The trouble with teams is drifters; people who hide behind the work of others. Drifters are more than annoying; they’re dangerous, damaging dead weight.
Drifters de-motivate the motivated and drain energy from the energized.
Poorly run teams protect low performers.
Energized team members ask, “Why am I busting my butt?” when drifters succeed.
Dealing with drifters:
- Keep teams small. Large teams are a drifter’s paradise. They present opportunities for drifters to hide behind the performance of others.
- Assign tasks to individuals. Teams achieve goals because individuals perform tasks. High performance teams consist of high performance individuals.

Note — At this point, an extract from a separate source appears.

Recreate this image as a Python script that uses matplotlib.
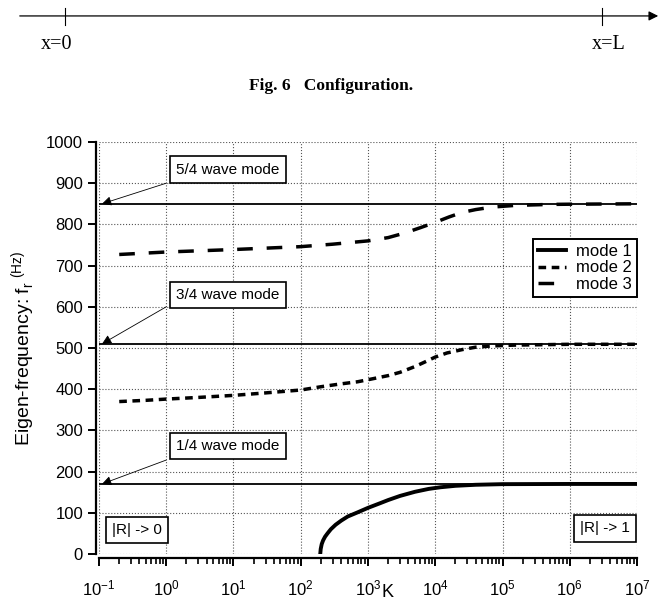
"""
Eigen-frequencies of the first three modes versus the impedance parameter K
"""
import numpy as np
import matplotlib.pyplot as plt
plt.rcParams.update({'font.family': ['Liberation Sans', 'DejaVu Sans'], 'font.size': 11})

# Data (K values, frequencies in Hz)
k_mode1 = [195, 198, 205, 215, 230, 250, 280, 330, 400, 500, 700, 1000, 1500, 2000, 3000,
           5000, 8000, 1.2e4, 2e4, 4e4, 1e5, 1e6, 1e7]
f_mode1 = [0, 12, 24, 33, 42, 50, 60, 71, 81, 91, 101, 112, 123, 131, 141,
           151, 158, 162, 165.5, 168, 169.5, 170, 170]

k_mode2 = [0.2, 0.5, 1, 3, 10, 30, 100, 200, 400, 700, 1000, 2000, 3000, 5000, 7000,
           1e4, 1.5e4, 2.5e4, 4e4, 7e4, 1.5e5, 1e6, 1e7]
f_mode2 = [370, 373, 376, 380, 385, 391, 398, 406, 413, 418, 423, 433, 441, 455, 466,
           478, 488, 496, 502, 505, 507, 509, 509]

k_mode3 = [0.2, 1, 10, 100, 300, 1000, 2000, 3500, 6000, 1e4, 1.6e4, 2.5e4, 4e4, 7e4,
           1.5e5, 5e5, 1e6, 1e7]
f_mode3 = [727, 733, 739, 746, 752, 760, 768, 779, 792, 805, 818, 829, 836, 842,
           846, 848.5, 849, 850]

# quarter-wave type reference frequencies
ref_freqs = [170, 510, 850]
ref_labels = ['1/4 wave mode', '3/4 wave mode', '5/4 wave mode']
ref_text_y = [263, 628, 933]
ref_tail_y = [228, 600, 900]

fig = plt.figure(figsize=(6.63, 6.04), dpi=100)

# Configuration sketch on top
top = fig.add_axes([0, 0.84, 1, 0.16])
top.set_xlim(0, 663)
top.set_ylim(97, 0)
top.axis('off')
top.annotate('', xy=(661, 16), xytext=(17, 16),
             arrowprops=dict(arrowstyle='-|>', color='black', lw=0.9, mutation_scale=14))
top.plot([65, 65], [8, 25], color='black', lw=0.8)
top.plot([602, 602], [8, 25], color='black', lw=0.8)
top.text(57, 45, 'x=0', family='Liberation Serif', fontsize=14.5, ha='center', va='center')
top.text(609, 45, 'x=L', family='Liberation Serif', fontsize=14.5, ha='center', va='center')
top.text(331, 86, 'Fig. 6   Configuration.', family='Liberation Serif', fontsize=12.5,
         fontweight='bold', ha='center', va='center')

# Main chart
ax = fig.add_axes([0.1493, 0.0828, 0.8115, 0.6821])
for f in ref_freqs:
    ax.axhline(f, color='black', lw=1.3, zorder=2)

ax.plot(k_mode1, f_mode1, color='black', lw=2.8, label='mode 1', zorder=3)
ax.plot(k_mode2, f_mode2, color='black', lw=2.5, linestyle=(0, (2.2, 1.6)), label='mode 2', zorder=3)
ax.plot(k_mode3, f_mode3, color='black', lw=2.5, linestyle=(0, (4.5, 4)), label='mode 3', zorder=3)

box = dict(boxstyle='square,pad=0.4', fc='white', ec='black', lw=1.2)
for f, lab, ty, tail in zip(ref_freqs, ref_labels, ref_text_y, ref_tail_y):
    ax.annotate('', xy=(0.111, f), xytext=(1.0, tail),
                arrowprops=dict(arrowstyle='-|>', color='black', lw=0.6, mutation_scale=14,
                                shrinkA=0, shrinkB=0))
    ax.text(8.3, ty, lab, fontsize=11, ha='center', va='center', bbox=box, zorder=5)

ax.text(0.367, 58, '|R| -> 0', fontsize=11, ha='center', va='center', bbox=box)
ax.text(3.3e6, 62, '|R| -> 1', fontsize=11, ha='center', va='center', bbox=box)

ax.set_xscale('log')
ax.set_xlim(0.1, 1e7)
ax.set_ylim(0, 1000)
ax.set_yticks(np.arange(0, 1001, 100))
ax.set_xticks([10.0**p for p in range(-1, 8)])

ax.grid(True, which='major', color='#555555', linestyle=':', lw=0.8)
ax.spines['top'].set_visible(False)
ax.spines['right'].set_visible(False)
ax.spines['left'].set_position(('outward', 2))
ax.spines['bottom'].set_position(('outward', 3))
ax.spines['left'].set_linewidth(1.6)
ax.spines['bottom'].set_linewidth(1.6)
ax.tick_params(axis='both', which='major', direction='out', length=6, width=1.4, labelsize=12)
ax.tick_params(axis='x', which='minor', direction='out', length=4, width=1.2)
ax.tick_params(axis='x', which='major', pad=9)

ax.set_xlabel('K', fontsize=13, va='center')
ax.xaxis.set_label_coords(0.537, -0.093)
ax.set_ylabel('Eigen-frequency: f$_\\mathregular{r}$$^{\\mathregular{\\ (Hz)}}$', fontsize=14, labelpad=6)

leg = ax.legend(loc='upper right', bbox_to_anchor=(1.0, 0.765), fontsize=12, fancybox=False,
                edgecolor='black', framealpha=1, handlelength=1.7, borderaxespad=0,
                borderpad=0.3, labelspacing=0.1, handletextpad=0.6)
leg.get_frame().set_linewidth(1.4)

fig.savefig('out.png', dpi=100)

- Recognize and reward both teams and individuals. Individual performance drops when individual effort is marginalized.
- Show everyone their value. Explain the reason each individual is on the team. Identify and agree upon the unique skills and deliverables each individual brings to the team.
- Hold individuals accountable even when they’re on teams. Teams succeed on the efforts of individuals. Track individual and team performance.
Bonus: Expect candor on the team. Be candid when you see smoke blowing. Press for specifics when drifters give generalities.
Skilled drifters convince leaders they’re contributing when they’re not.
Drifters use future tense to convince
leaders they’ve done something in the past.
Ask a drifter what they’ve done and they’ll talk about what they’re going to do. Ask a high performer what they’ve done and they talk about the past.
How can leaders/managers identify and deal with drifters?
What factors enhance the performance of teams?
Is the formation and functioning of high performance teams managements greatest challenge?